[BEGIN DATA FOR THIS TASK]
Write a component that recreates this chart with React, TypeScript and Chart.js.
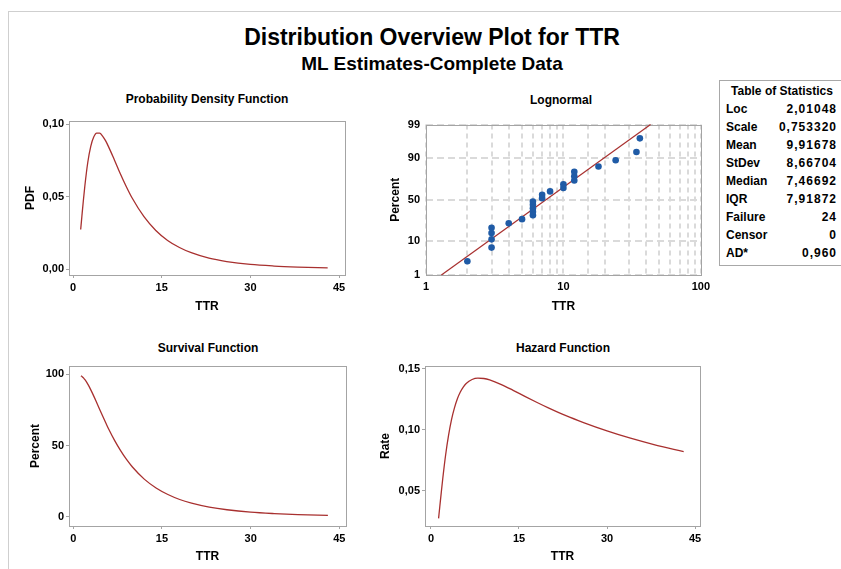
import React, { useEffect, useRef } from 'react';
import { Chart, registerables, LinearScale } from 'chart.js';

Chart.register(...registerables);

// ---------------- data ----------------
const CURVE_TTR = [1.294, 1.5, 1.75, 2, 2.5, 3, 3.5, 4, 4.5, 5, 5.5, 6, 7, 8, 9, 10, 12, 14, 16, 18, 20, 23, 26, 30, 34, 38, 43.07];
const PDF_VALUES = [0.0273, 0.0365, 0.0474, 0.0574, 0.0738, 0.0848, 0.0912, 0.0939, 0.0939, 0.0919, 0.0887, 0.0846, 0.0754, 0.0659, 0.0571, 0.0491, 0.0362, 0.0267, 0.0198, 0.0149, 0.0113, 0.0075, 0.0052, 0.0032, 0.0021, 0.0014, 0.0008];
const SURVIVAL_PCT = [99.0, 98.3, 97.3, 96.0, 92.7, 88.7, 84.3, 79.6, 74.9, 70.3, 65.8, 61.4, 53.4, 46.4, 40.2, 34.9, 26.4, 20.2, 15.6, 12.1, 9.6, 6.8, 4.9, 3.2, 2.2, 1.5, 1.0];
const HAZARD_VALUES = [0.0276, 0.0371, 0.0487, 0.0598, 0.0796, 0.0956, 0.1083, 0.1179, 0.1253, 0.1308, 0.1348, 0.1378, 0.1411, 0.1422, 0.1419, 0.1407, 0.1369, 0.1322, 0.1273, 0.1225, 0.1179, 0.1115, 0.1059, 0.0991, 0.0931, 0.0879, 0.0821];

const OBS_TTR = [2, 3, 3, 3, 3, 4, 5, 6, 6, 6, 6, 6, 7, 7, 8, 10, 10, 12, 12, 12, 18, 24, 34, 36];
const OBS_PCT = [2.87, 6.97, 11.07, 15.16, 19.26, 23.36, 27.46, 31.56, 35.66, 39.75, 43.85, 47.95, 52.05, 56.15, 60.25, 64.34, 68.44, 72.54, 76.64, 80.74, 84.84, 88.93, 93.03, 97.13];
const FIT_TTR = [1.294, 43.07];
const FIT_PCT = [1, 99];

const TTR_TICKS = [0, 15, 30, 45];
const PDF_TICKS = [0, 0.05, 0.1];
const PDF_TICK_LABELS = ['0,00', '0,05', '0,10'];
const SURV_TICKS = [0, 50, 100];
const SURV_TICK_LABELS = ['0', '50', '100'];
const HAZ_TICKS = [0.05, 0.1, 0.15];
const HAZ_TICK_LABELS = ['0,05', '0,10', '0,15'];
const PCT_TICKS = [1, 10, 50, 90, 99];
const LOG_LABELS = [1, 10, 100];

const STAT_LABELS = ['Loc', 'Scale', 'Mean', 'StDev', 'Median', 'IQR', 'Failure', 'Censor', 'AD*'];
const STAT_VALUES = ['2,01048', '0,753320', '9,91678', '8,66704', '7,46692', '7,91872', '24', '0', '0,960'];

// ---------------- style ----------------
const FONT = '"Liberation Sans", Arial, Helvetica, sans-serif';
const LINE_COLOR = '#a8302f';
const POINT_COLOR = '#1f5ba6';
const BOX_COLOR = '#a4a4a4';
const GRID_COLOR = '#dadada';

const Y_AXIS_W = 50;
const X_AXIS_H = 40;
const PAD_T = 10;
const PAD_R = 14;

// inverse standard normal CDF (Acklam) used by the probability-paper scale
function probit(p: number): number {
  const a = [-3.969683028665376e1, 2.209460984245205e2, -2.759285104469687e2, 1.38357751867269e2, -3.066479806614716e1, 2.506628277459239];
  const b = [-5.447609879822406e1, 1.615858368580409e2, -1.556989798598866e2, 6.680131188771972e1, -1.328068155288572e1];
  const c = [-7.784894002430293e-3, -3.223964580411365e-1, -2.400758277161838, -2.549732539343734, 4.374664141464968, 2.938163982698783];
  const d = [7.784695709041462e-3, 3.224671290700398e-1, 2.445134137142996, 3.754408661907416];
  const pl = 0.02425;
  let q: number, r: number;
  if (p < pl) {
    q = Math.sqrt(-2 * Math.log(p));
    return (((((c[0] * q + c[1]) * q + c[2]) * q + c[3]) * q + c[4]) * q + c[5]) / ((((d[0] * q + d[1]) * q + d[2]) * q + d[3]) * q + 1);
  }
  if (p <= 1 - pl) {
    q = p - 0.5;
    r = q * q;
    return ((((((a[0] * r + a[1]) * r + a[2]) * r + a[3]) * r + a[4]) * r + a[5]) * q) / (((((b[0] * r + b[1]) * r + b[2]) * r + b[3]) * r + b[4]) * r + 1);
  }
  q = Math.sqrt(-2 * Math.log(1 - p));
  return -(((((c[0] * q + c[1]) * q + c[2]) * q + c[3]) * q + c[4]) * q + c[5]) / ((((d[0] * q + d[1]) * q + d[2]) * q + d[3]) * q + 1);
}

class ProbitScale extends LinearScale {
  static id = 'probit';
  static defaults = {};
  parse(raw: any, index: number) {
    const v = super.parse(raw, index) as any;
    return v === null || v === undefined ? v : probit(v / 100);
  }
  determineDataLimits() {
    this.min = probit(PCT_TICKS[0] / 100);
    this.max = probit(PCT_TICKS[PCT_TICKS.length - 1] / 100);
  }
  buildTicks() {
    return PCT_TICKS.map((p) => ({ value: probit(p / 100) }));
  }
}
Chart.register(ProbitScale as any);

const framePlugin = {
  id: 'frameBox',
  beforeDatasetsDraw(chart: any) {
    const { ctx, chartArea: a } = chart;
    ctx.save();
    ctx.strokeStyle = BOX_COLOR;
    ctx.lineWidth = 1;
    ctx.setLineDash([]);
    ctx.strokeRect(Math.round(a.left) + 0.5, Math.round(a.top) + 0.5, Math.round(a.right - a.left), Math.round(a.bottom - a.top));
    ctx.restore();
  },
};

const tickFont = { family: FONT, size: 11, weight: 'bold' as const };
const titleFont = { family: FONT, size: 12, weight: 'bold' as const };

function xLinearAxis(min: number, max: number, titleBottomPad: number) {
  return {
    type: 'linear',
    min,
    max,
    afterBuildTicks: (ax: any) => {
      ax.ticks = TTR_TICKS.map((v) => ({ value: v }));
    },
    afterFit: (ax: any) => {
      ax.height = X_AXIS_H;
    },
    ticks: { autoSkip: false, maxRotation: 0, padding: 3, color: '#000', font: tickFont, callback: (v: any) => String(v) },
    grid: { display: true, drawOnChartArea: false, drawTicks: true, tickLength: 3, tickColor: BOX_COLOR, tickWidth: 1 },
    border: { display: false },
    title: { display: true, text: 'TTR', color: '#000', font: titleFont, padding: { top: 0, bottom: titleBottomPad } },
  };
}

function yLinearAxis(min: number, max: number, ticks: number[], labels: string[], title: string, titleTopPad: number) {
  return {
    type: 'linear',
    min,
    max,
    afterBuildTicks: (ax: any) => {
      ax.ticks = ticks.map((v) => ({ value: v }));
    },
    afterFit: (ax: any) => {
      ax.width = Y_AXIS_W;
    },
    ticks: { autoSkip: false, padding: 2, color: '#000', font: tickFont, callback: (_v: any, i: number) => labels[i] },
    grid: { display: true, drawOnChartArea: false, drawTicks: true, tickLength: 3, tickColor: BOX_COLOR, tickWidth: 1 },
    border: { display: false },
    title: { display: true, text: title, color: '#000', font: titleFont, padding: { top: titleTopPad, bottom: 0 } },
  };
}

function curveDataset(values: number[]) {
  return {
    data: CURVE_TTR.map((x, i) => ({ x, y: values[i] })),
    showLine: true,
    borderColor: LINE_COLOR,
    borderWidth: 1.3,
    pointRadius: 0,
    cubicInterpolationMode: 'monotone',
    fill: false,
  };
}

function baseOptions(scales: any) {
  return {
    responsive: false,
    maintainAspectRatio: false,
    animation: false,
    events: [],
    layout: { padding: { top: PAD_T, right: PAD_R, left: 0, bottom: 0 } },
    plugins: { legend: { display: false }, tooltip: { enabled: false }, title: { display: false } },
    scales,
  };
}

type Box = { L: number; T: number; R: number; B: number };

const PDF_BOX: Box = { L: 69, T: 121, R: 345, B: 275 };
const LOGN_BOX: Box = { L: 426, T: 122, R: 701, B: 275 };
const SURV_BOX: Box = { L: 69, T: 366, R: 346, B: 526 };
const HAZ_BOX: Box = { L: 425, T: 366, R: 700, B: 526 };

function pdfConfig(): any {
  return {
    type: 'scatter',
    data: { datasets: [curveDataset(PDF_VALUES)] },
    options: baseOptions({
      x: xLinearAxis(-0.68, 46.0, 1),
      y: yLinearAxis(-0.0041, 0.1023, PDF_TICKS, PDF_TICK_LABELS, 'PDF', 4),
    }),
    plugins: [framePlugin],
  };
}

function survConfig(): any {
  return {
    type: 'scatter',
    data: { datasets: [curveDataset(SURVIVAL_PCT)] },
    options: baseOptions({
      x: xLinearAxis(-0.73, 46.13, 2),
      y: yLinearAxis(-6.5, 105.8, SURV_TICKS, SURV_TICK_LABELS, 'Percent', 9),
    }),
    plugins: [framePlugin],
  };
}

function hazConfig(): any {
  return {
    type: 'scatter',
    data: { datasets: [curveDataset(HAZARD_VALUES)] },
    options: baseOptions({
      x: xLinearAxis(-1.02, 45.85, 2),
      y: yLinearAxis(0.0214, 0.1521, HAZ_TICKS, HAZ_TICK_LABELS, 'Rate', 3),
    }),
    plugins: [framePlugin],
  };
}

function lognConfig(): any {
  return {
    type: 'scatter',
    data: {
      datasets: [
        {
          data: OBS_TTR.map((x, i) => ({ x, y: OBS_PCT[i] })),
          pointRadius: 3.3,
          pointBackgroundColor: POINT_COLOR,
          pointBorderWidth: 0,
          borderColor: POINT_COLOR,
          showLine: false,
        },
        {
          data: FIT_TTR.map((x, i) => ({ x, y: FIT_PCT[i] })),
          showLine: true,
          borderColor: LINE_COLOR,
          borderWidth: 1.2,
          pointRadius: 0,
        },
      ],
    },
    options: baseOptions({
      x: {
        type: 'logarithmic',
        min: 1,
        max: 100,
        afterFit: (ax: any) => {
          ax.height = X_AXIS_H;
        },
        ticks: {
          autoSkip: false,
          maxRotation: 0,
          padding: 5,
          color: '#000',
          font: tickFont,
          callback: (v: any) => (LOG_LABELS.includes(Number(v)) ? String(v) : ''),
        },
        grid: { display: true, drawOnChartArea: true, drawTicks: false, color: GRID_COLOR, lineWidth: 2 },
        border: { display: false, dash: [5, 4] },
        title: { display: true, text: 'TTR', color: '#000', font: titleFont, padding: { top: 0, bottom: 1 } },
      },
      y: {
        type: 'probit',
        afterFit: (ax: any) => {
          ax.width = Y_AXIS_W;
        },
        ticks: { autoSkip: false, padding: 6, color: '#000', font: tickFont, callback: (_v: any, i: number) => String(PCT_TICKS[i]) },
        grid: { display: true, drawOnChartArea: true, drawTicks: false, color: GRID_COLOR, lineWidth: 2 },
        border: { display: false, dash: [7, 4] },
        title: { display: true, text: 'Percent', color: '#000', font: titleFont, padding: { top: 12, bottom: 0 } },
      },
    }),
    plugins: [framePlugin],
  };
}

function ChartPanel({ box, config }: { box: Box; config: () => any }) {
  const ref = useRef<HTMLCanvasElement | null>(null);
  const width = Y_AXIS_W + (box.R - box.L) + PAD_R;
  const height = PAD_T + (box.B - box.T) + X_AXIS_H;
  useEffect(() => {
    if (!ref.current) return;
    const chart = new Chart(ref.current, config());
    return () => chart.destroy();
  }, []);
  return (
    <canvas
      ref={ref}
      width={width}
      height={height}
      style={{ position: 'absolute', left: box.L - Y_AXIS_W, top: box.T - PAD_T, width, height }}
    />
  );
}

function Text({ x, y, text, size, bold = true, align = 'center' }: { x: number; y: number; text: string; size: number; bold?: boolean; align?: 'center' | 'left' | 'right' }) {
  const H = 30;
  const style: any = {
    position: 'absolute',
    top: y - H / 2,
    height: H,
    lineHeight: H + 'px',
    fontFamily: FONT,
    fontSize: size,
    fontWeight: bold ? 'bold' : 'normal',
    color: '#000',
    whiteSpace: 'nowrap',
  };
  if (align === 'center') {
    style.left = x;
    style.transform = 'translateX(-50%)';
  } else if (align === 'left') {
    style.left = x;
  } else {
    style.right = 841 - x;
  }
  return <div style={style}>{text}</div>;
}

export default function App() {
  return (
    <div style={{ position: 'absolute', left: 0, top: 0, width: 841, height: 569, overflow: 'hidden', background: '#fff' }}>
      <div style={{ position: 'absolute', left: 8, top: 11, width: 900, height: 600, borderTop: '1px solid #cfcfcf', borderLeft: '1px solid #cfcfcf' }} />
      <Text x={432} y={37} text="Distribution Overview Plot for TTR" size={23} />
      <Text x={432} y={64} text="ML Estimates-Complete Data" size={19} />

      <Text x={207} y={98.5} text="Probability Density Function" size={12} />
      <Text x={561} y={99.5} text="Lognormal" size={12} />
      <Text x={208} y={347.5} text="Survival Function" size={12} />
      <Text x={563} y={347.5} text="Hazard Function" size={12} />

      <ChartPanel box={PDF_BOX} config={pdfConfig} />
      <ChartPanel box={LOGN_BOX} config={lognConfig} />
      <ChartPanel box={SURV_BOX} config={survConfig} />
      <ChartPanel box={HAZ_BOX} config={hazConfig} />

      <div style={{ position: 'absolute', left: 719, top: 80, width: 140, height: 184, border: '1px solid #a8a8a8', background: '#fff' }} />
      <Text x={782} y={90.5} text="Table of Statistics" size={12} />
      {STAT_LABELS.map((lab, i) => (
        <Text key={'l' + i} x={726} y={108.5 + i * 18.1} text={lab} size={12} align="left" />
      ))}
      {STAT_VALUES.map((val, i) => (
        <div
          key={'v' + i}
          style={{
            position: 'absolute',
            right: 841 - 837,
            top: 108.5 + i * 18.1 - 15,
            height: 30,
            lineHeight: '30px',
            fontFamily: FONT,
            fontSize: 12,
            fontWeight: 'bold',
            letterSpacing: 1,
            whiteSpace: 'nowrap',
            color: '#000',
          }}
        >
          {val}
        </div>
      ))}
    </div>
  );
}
[END DATA FOR THIS TASK]
[BEGIN DATA FOR THIS TASK]
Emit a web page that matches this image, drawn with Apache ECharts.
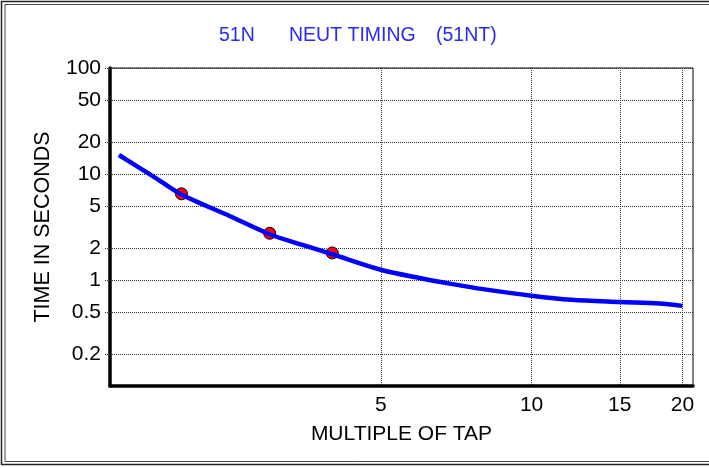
[END DATA FOR THIS TASK]
[BEGIN DATA FOR THIS TASK]
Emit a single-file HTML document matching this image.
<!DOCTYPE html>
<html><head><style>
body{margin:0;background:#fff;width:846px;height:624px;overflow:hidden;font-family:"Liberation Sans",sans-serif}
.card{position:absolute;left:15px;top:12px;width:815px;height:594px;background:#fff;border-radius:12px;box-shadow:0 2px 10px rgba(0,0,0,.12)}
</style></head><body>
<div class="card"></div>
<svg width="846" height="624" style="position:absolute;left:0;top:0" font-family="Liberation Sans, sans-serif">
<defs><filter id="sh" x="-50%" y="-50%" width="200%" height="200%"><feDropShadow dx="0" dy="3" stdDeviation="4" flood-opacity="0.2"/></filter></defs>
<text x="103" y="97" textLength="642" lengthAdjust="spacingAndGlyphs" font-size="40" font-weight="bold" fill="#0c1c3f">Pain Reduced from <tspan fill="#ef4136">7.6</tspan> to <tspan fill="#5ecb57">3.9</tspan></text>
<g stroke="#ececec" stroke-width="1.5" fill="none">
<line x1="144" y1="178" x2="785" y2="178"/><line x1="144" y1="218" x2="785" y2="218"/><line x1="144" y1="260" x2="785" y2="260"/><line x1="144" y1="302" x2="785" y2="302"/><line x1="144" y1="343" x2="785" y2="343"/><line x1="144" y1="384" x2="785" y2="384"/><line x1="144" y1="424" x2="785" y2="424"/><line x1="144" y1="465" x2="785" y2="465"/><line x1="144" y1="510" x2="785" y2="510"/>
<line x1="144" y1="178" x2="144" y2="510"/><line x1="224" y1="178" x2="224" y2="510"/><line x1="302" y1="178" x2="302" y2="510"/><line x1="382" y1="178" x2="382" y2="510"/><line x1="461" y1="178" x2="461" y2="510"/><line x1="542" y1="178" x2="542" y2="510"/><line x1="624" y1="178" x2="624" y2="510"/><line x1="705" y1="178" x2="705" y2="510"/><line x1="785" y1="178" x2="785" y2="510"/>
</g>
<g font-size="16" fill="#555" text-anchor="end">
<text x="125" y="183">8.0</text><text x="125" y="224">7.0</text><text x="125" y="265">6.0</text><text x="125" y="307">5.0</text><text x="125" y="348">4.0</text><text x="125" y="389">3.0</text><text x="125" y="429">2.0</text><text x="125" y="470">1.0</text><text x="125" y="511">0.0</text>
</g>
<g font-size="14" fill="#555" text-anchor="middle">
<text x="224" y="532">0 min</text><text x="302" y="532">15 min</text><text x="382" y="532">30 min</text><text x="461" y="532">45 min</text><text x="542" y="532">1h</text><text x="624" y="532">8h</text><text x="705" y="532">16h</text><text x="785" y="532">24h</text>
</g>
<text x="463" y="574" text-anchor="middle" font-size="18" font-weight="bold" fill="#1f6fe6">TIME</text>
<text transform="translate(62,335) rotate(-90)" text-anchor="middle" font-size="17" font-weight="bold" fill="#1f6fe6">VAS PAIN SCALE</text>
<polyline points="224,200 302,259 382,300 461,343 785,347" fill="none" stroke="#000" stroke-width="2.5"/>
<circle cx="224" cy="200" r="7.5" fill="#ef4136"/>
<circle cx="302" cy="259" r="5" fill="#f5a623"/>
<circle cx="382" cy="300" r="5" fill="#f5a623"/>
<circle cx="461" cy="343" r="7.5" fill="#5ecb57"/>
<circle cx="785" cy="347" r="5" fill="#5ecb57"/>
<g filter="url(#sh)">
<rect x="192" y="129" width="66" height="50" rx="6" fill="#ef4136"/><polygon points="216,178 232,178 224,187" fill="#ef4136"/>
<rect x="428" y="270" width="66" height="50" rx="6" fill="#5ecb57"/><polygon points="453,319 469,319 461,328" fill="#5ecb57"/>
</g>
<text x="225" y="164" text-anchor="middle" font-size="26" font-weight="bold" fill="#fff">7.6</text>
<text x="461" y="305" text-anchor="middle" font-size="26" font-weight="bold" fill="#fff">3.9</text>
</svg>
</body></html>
[END DATA FOR THIS TASK]
» **YOUR TASK**
Exactly as they appear, write out the lines from the one containing "Write a component" down to the one containing "const LOG_LABELS = [1, 10, 100];", both included. Pictures are left out.

» **TASK OUTPUT**
Write a component that recreates this chart with React, TypeScript and Chart.js.
import React, { useEffect, useRef } from 'react';
import { Chart, registerables, LinearScale } from 'chart.js';

Chart.register(...registerables);

// ---------------- data ----------------
const CURVE_TTR = [1.294, 1.5, 1.75, 2, 2.5, 3, 3.5, 4, 4.5, 5, 5.5, 6, 7, 8, 9, 10, 12, 14, 16, 18, 20, 23, 26, 30, 34, 38, 43.07];
const PDF_VALUES = [0.0273, 0.0365, 0.0474, 0.0574, 0.0738, 0.0848, 0.0912, 0.0939, 0.0939, 0.0919, 0.0887, 0.0846, 0.0754, 0.0659, 0.0571, 0.0491, 0.0362, 0.0267, 0.0198, 0.0149, 0.0113, 0.0075, 0.0052, 0.0032, 0.0021, 0.0014, 0.0008];
const SURVIVAL_PCT = [99.0, 98.3, 97.3, 96.0, 92.7, 88.7, 84.3, 79.6, 74.9, 70.3, 65.8, 61.4, 53.4, 46.4, 40.2, 34.9, 26.4, 20.2, 15.6, 12.1, 9.6, 6.8, 4.9, 3.2, 2.2, 1.5, 1.0];
const HAZARD_VALUES = [0.0276, 0.0371, 0.0487, 0.0598, 0.0796, 0.0956, 0.1083, 0.1179, 0.1253, 0.1308, 0.1348, 0.1378, 0.1411, 0.1422, 0.1419, 0.1407, 0.1369, 0.1322, 0.1273, 0.1225, 0.1179, 0.1115, 0.1059, 0.0991, 0.0931, 0.0879, 0.0821];

const OBS_TTR = [2, 3, 3, 3, 3, 4, 5, 6, 6, 6, 6, 6, 7, 7, 8, 10, 10, 12, 12, 12, 18, 24, 34, 36];
const OBS_PCT = [2.87, 6.97, 11.07, 15.16, 19.26, 23.36, 27.46, 31.56, 35.66, 39.75, 43.85, 47.95, 52.05, 56.15, 60.25, 64.34, 68.44, 72.54, 76.64, 80.74, 84.84, 88.93, 93.03, 97.13];
const FIT_TTR = [1.294, 43.07];
const FIT_PCT = [1, 99];

const TTR_TICKS = [0, 15, 30, 45];
const PDF_TICKS = [0, 0.05, 0.1];
const PDF_TICK_LABELS = ['0,00', '0,05', '0,10'];
const SURV_TICKS = [0, 50, 100];
const SURV_TICK_LABELS = ['0', '50', '100'];
const HAZ_TICKS = [0.05, 0.1, 0.15];
const HAZ_TICK_LABELS = ['0,05', '0,10', '0,15'];
const PCT_TICKS = [1, 10, 50, 90, 99];
const LOG_LABELS = [1, 10, 100];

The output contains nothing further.